He’s known in confectionary circles as the “Picasso of Pastry,” and it’s a fitting title for Pierre Hermé. Like the other artist, Hermé is an interdisciplinary creative who paints and sculpts in a style that can only be described as his own. His chosen mediums? Pastry, chocolate – and now, coffee.
Hermé has brought his pastry-making expertise and passion for developing taste and flavour combinations to the art of the brew, with bold and delicious blends being the result. Coffee is a drink characterized (and judged on) its complex flavour profiles, so developing a coffee collection for the most discerning of palates is an undertaking well-suited to Hermé’s skill set.
In his new collaboration with Nespresso, Hermé’s touch is evident—from the jewel-like packaging to the bold black single origin coffee from Colombia, the Infiniment Espresso. The Arabica beans, which express an impressive depth of flavour, are sourced from the region of Tolima, Columbia, where the farmers who work with Nespresso prioritize sustainability. In addition to the perfect bold structure of the Infiniment Espresso (no doubt a result of how Hermé collaborated with Nespresso master roasters for these decadent co-creations) there are also two flavoured coffees: delicate and aromatic Infiniment Gourmand Saveur Noisette and the smooth and alluring Ifiniment Fruité Saveur Framboise. All three coffees are unmistakably Hermé, and have been developed for the most discriminating tastes – epicures will delight in the both the aroma and flavours of all three coffees.
Historically, nowhere has Hermé’s ability to showcase his unlimited creativity and method of expression been more pronounced than in the macaron. The Infiniment Macarons, in particular the Infinitely Hazelnut Praline, Infinitely Chocolate Paineiras and his Isfahan macarons, are staples. The flavour harmonies of the Isfahan macarons are typically Hermé: surprising, unfamiliar flavour combinations and totally addictive. Subtly sweet rose cream is balanced by intensely fruity raspberry and highlighted with lychee’s floral notes. This is the inspiration for Infiniment Fruité Saveur Raspberry. “When I make Infiniment Fruité,” Pierre Hermé says, “I like to let the coffee rest for a few minutes to allow the flavour to bloom.”
While you may have to be in Europe to experience Pierre Hermé Infiniment Macarons, you can enjoy all three of his Nespresso Infiniment Gourmet Coffees – Infinitely Gourmet Hazelnut Flavour, Infinitely Double Espresso and Infinitely Fruity Raspberry Flavour – right here in Canada. Nespresso’s covetable holiday advent calendar is an ode to the pastry master: it includes samples of the Pierre Hermé collection along with a surprise treat. Of course, a Pierre Hermé collection without confections wouldn’t be, well, a Pierre Hermé collection. Enter his 70% dark chocolate squares. They work in tandem with the coffees, and are meant to be enjoyed post-sip.
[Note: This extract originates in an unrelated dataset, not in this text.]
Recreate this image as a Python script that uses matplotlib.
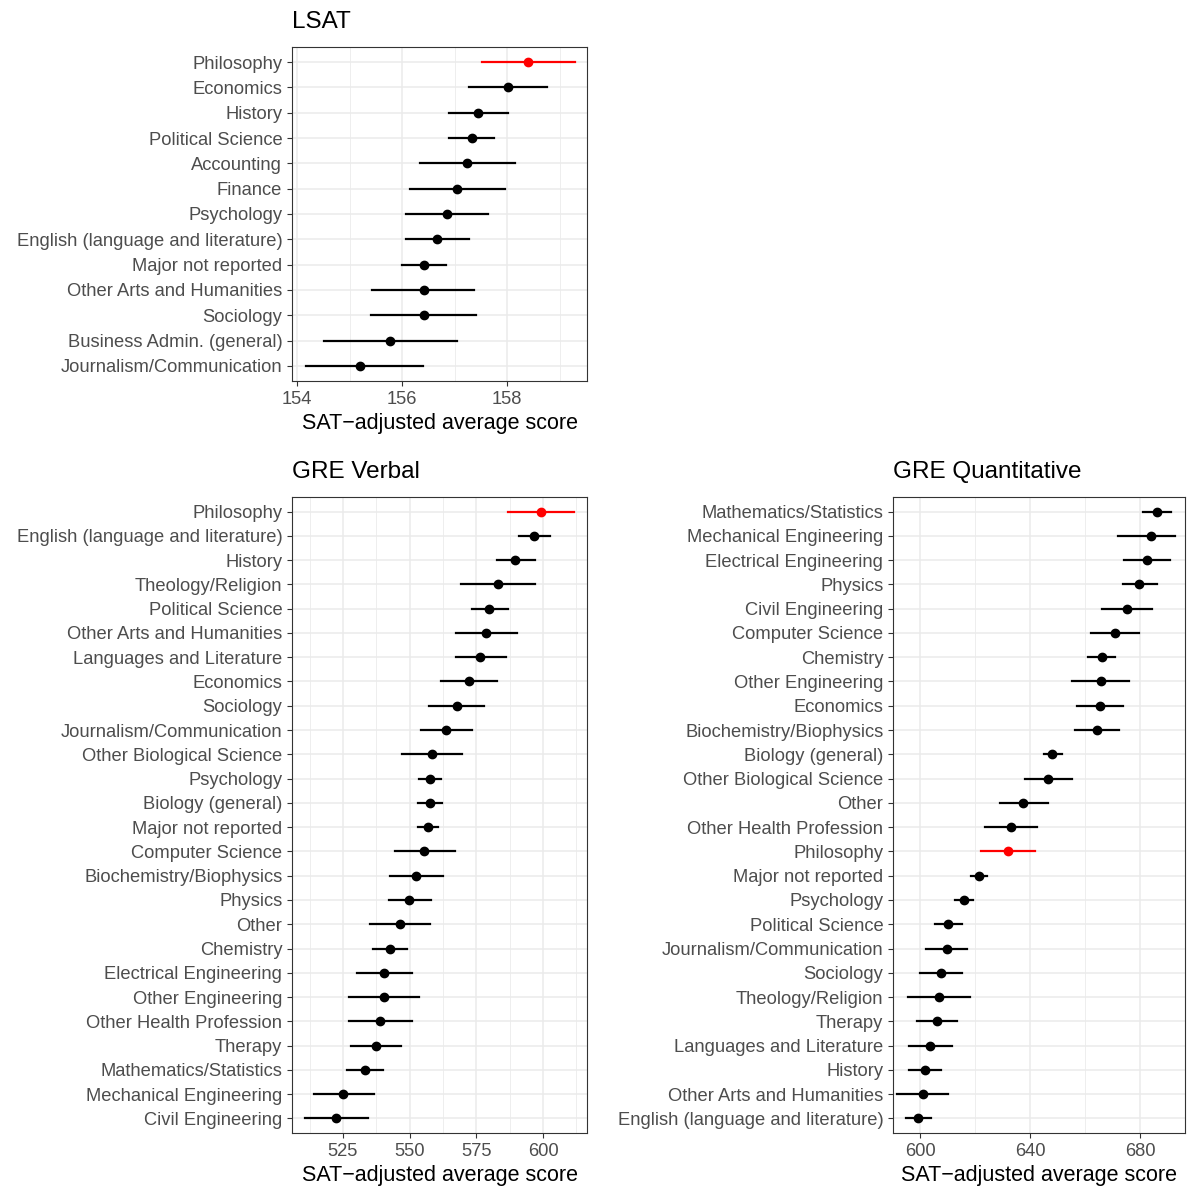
import matplotlib
matplotlib.use("Agg")
import matplotlib.pyplot as plt
import numpy as np

plt.rcParams['font.family'] = ['Liberation Sans', 'DejaVu Sans']

lsat_majors = ["Philosophy","Economics","History","Political Science","Accounting","Finance","Psychology",
               "English (language and literature)","Major not reported","Other Arts and Humanities","Sociology",
               "Business Admin. (general)","Journalism/Communication"]
lsat_mean = [158.4,158.02,157.45,157.33,157.24,157.05,156.86,156.67,156.42,156.42,156.42,155.77,155.19]
lsat_lo = [157.52,157.28,156.90,156.90,156.34,156.15,156.08,156.08,156.0,155.43,155.41,154.51,154.17]
lsat_hi = [159.30,158.76,158.02,157.75,158.15,157.96,157.64,157.28,156.84,157.37,157.41,157.05,156.4]

verb_majors = ["Philosophy","English (language and literature)","History","Theology/Religion","Political Science",
               "Other Arts and Humanities","Languages and Literature","Economics","Sociology","Journalism/Communication",
               "Other Biological Science","Psychology","Biology (general)","Major not reported","Computer Science",
               "Biochemistry/Biophysics","Physics","Other","Chemistry","Electrical Engineering","Other Engineering",
               "Other Health Profession","Therapy","Mathematics/Statistics","Mechanical Engineering","Civil Engineering"]
verb_mean = [599.3,596.6,589.5,583.1,579.8,578.6,576.4,572.3,567.8,563.6,558.4,557.6,557.6,556.9,555.4,552.4,
             549.8,546.4,542.6,540.4,540.4,538.9,537.4,533.3,525.0,522.4]
verb_lo = [586.9,591.0,582.8,569.3,573.4,567.4,567.4,561.8,557.3,554.3,547.1,553.5,553.1,553.1,544.5,542.6,
           542.3,535.1,536.3,530.3,527.3,527.3,528.0,526.5,514.1,510.8]
verb_hi = [611.6,602.6,597.0,597.0,586.9,590.3,586.1,582.8,577.9,573.4,569.6,561.8,562.1,560.6,567.0,562.5,
           558.0,557.6,549.0,550.9,553.5,550.9,546.8,540.0,536.6,534.4]

quant_majors = ["Mathematics/Statistics","Mechanical Engineering","Electrical Engineering","Physics","Civil Engineering",
                "Computer Science","Chemistry","Other Engineering","Economics","Biochemistry/Biophysics",
                "Biology (general)","Other Biological Science","Other","Other Health Profession","Philosophy",
                "Major not reported","Psychology","Political Science","Journalism/Communication","Sociology",
                "Theology/Religion","Therapy","Languages and Literature","History","Other Arts and Humanities",
                "English (language and literature)"]
quant_mean = [686.2,684.0,682.5,679.6,675.3,670.9,666.2,665.8,665.5,664.4,648.0,646.5,637.5,633.1,632.0,
              621.5,616.0,610.2,609.8,607.6,606.9,606.2,603.6,601.8,601.1,599.3]
quant_lo = [681.1,672.0,674.2,673.8,666.2,662.2,661.1,655.3,657.1,656.4,645.1,638.2,629.1,623.6,622.2,
            618.5,612.7,605.5,602.2,600.0,595.6,598.9,596.0,596.0,591.6,594.9]
quant_hi = [691.3,692.7,690.9,686.2,684.4,679.6,670.9,676.0,673.8,672.4,651.6,655.3,646.5,642.5,641.8,
            624.4,619.3,615.3,617.1,615.3,618.2,613.5,611.6,607.6,610.2,604.0]

fig = plt.figure(figsize=(12, 12), dpi=100)
W = H = 1200.0
GRID = '#ebebeb'
TXT = '#4d4d4d'

def panel(rect, title, majors, mean, lo, hi, xlim, ticks, minor):
    l, t, r, b = rect
    ax = fig.add_axes([l/W, 1-b/H, (r-l)/W, (b-t)/H])
    n = len(majors)
    y = np.arange(n)[::-1]
    for v in minor:
        ax.axvline(v, color=GRID, lw=0.6, zorder=0)
    for v in ticks:
        ax.axvline(v, color=GRID, lw=1.1, zorder=0)
    for yy in y:
        ax.axhline(yy, color=GRID, lw=1.1, zorder=0)
    for i in range(n):
        c = 'red' if majors[i] == 'Philosophy' else 'black'
        ax.plot([lo[i], hi[i]], [y[i], y[i]], color=c, lw=1.6, zorder=2)
        ax.plot(mean[i], y[i], 'o', color=c, ms=6, zorder=3)
    ax.set_xlim(*xlim)
    ax.set_ylim(-0.6, n-1+0.6)
    ax.set_yticks(y)
    ax.set_yticklabels(majors, fontsize=13.2, color=TXT)
    ax.set_xticks(ticks)
    ax.set_xticklabels([str(v) for v in ticks], fontsize=13.2, color=TXT)
    ax.tick_params(length=3.5, color='#333333', width=0.8)
    for s in ax.spines.values():
        s.set_color('#333333'); s.set_linewidth(0.8)
    ax.set_xlabel("SAT\u2212adjusted average score", fontsize=15.5, labelpad=4)
    fig.text(l/W, 1-(t-14)/H, title, fontsize=17.5, ha='left', va='bottom')
    return ax

panel((292, 47, 587, 381), "LSAT", lsat_majors, lsat_mean, lsat_lo, lsat_hi,
      (153.9, 159.52), [154, 156, 158], [155, 157, 159])
panel((292, 497, 587, 1133), "GRE Verbal", verb_majors, verb_mean, verb_lo, verb_hi,
      (505.9, 616.5), [525, 550, 575, 600], [512.5, 537.5, 562.5, 587.5, 612.5])
panel((893, 497, 1185, 1133), "GRE Quantitative", quant_majors, quant_mean, quant_lo, quant_hi,
      (590.2, 696.4), [600, 640, 680], [620, 660])

fig.savefig("out.png", dpi=100, facecolor='white')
Well on his way to becoming the patron saint of pastry chefs, Pierre Hermé’s career spans decades of innovation. Starting as an apprentice in Paris at age 14 for Gaston Lenôtre, widely considered the father of modern pastry, he went on to become an early pioneer of using both sweet and savoury flavours in desserts. He’s often been credited as revolutionizing the standards of style in pastry, with the acclaimed Michelin Guide referring to him as an “Architect of Taste.”
It’s certainly not his first time crafting caffeinated beverages (his glam boutiques and cafes from Paris to Tokyo have long served carefully curated drinks) but the partnership with Nespresso represents the next stage in Hermé’s ascent to household name status, not just in Europe and Asia, but around the world. This Nespresso | Pierre Hermé collection is a clear message from the architect of taste: now is the season of giving, and he has gifts to share.